◆ Work required
Set down, exactly as written, the lines from the top of the data to the line that holds "plt.rcParams['font.family'] = ['Liberation", and omit the pictures.
════
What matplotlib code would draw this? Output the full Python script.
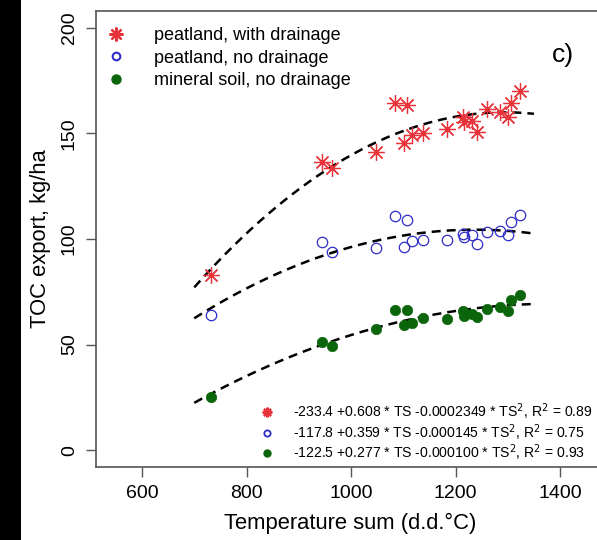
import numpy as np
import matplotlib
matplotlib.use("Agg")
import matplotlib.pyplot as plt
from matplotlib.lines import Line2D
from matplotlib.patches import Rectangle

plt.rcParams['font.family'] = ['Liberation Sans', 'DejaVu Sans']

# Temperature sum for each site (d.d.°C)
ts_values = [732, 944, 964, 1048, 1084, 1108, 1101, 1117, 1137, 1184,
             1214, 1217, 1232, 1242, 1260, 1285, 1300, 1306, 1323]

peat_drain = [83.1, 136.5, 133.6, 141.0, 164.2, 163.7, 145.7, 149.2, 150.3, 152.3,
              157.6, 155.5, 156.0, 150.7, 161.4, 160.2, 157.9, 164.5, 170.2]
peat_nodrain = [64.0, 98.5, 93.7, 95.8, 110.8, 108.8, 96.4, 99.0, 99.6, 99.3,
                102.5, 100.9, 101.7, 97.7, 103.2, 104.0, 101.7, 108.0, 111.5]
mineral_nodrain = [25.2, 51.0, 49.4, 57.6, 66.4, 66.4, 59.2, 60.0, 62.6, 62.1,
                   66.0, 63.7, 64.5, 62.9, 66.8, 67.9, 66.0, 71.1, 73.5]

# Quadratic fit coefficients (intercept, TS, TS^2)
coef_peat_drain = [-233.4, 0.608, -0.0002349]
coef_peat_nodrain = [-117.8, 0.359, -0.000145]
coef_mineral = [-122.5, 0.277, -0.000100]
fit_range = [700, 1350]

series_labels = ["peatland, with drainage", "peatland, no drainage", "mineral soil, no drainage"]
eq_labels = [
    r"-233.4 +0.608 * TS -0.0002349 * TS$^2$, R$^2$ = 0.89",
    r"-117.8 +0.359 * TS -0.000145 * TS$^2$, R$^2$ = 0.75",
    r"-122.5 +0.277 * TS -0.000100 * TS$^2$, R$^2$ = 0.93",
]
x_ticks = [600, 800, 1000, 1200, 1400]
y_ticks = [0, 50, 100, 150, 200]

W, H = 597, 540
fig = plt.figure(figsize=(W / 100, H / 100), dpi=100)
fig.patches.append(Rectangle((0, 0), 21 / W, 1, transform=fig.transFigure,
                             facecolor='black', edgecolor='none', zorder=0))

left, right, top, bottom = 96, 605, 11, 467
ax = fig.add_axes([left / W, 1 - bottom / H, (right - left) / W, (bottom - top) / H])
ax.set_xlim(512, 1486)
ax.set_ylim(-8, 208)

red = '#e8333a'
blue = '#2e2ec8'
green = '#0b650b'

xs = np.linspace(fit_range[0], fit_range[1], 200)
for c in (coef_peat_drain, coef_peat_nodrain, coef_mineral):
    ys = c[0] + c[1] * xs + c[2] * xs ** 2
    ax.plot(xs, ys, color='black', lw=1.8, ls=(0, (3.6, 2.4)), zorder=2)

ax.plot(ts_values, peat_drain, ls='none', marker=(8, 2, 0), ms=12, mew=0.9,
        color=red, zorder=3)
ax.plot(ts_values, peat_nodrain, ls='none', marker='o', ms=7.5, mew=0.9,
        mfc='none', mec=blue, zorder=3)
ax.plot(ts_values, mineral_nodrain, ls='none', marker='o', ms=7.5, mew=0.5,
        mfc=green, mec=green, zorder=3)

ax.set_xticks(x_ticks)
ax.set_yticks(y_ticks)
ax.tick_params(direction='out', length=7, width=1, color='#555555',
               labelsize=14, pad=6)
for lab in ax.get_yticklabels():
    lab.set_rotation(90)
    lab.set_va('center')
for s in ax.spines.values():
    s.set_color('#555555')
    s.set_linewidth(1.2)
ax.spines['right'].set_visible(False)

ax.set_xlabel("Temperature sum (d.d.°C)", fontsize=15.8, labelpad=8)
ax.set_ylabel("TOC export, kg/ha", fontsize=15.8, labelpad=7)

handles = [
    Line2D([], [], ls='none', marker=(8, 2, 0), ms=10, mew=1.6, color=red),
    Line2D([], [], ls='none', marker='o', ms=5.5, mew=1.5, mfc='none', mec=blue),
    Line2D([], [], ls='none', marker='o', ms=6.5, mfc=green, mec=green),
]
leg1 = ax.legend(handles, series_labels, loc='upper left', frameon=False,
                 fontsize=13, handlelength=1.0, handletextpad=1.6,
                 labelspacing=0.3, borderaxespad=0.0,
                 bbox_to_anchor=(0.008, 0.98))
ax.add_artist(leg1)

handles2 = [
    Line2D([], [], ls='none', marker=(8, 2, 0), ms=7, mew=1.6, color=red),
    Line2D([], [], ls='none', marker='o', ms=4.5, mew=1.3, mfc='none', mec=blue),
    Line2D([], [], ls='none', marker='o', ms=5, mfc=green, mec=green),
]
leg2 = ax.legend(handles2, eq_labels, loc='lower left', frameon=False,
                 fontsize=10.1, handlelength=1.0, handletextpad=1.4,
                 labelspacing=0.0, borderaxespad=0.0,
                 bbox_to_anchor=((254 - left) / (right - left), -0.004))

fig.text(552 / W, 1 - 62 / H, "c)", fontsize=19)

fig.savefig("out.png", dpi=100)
════
◆ Result of this task
What matplotlib code would draw this? Output the full Python script.
import numpy as np
import matplotlib
matplotlib.use("Agg")
import matplotlib.pyplot as plt
from matplotlib.lines import Line2D
from matplotlib.patches import Rectangle

plt.rcParams['font.family'] = ['Liberation Sans', 'DejaVu Sans']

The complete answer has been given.